Study says Canada can reduce greenhouse gas emissions and still improve standard of living
Beacon Staff Reporter
Canada can reduce its greenhouse gas emissions to a fraction of current levels while maintaining or improving living standards and quality of life, according a new report.
The study, called ‘Low-Carbon Energy Futures: A Review of National Scenarios,’ is an international review released by the Trottier Energy Futures Project (TEFP).
The TEFP, a joint initiative of the David Suzuki Foundation, the Canadian Academy of Engineering (CAE) and the Trottier Family Foundation, is developing options for an 80 per cent reduction in Canada’s energy-related greenhouse gas emissions by 2050.

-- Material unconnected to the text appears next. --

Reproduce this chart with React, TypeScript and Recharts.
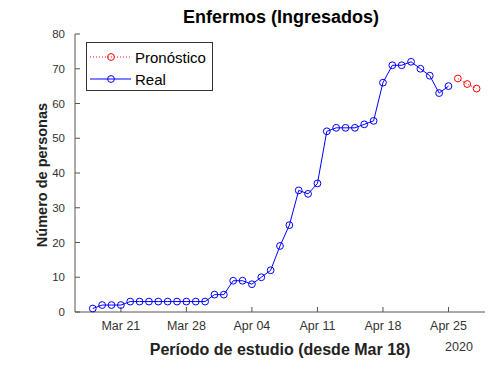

“The National Scenarios report shows that a low-carbon energy future is within our reach,” said Peter Robinson, CEO of the David Suzuki Foundation.
“We will have to change the way we use and produce energy, and think carefully about how energy demand is created, but the Trottier Project is giving us a roadmap to get a tough, important job done,” he added.
“This study points to the key elements of a low-carbon energy solution for Canada,” said CAE president Richard Marceau, provost and vice-president, academic, of University of Ontario Institute of Technology.
“An 80 per cent greenhouse gas reduction is a transformative target, but Canada has always relied on its engineering expertise to meet difficult challenges.”
In the National Scenarios report, the TEFP summarizes common themes in leading greenhouse gas reduction strategies for eight countries: Australia, Canada, Finland, France, Germany, Sweden, the United Kingdom and the United States. The study shows that:
- Canada and other industrialized countries have the technology to achieve an 80 per cent reduction in their energy-related greenhouse gas emissions by 2050.
- The transition to a low-carbon energy future will be transformative, requiring a boom in clean-energy technologies and low-energy practices at least as significant as the post-Second World War boom in fossil fuel consumption.
- Per capita fuel and electricity consumption is about twice as high in Canada, the U.S. and Australia as it is in France, Germany, Sweden and the U.K. Yet even those countries produced scenarios that targeted 80 per cent reductions in their remaining greenhouse gas emissions by 2050.
- In all the eight countries, deep greenhouse gas emission reductions will depend on major improvements in energy efficiency, greater reliance on electricity for heating, personal transportation and some industrial processes, a transition to low- or zero-carbon electricity sources and wider use of biofuels.
‘Low-Carbon Energy Futures: A Review of National Scenarios’ is the first of four research reports the Trottier Energy Futures Project will release this year. The TEFP will publish its low-carbon scenarios for Canada by the end of 2013.
Meanwhile, a new report by Pembina Institute says that barring current federal policy and financing barriers, Canada’s clean technology sector is a major driver of job growth and innovation, and could be worth $60 billion by 2020.
The study ‘Competing in Clean Energy: Capitalizing on Canadian innovation in a $3 trillion Economy’ details the opportunities and challenges facing Canada in the global transition to clean energy — a market set to grow to $3 trillion by 2020.
“While meteorologists in Australia add new colours to their temperature forecast maps following record heat waves and wild fires, clean energy entrepreneurs in Europe, Asia and the U.S. are busy capitalizing on investments in decarbonizing energy systems,” says Ed Whittingham, executive director of the Pembina Institute and co-author of the report.
“With the Harper government’s focus set on accelerating development of Canada’s fossil fuel commodities — from oilsands to shale gas and coal — Canada is currently capturing just one per cent of the thriving clean energy market.”
With more than 700 companies, Canada’s cleantech sector grew job numbers by 11 per cent and invested almost $2 billion in research and development between 2008 and 2010. Yet venture capital investment, especially from large institutional investors, is declining from about $3.3 billion in 2000 to less than $1 billion in 2012.
And Canadian companies have landed only two per cent of clean energy patents granted in the U.S. since 2002, compared to Korea’s five per cent, Germany’s seven per cent, and Japan’s 26 per cent.
The advice of nearly two dozen Canadian clean energy thought leaders on overcoming current hurdles is remarkably consistent and includes the following as among the most important:
- Bridging capital gaps with federal financial tools
- Ongoing support for Sustainable Development Technology Canada
- Accelerating efforts to phase out remaining federal fossil fuel subsidies
- And a federal approach to pricing greenhouse gas pollution
“Canada can compete in the global clean energy economy, but the clock is ticking,” said Whittingham. “The Prime Minister was right when he said that Canada needs to be a clean energy superpower to compete in the energy of tomorrow, but he needs to get serious about it now. While we might do well as a natural resources powerhouse today, those returns could be short lived.”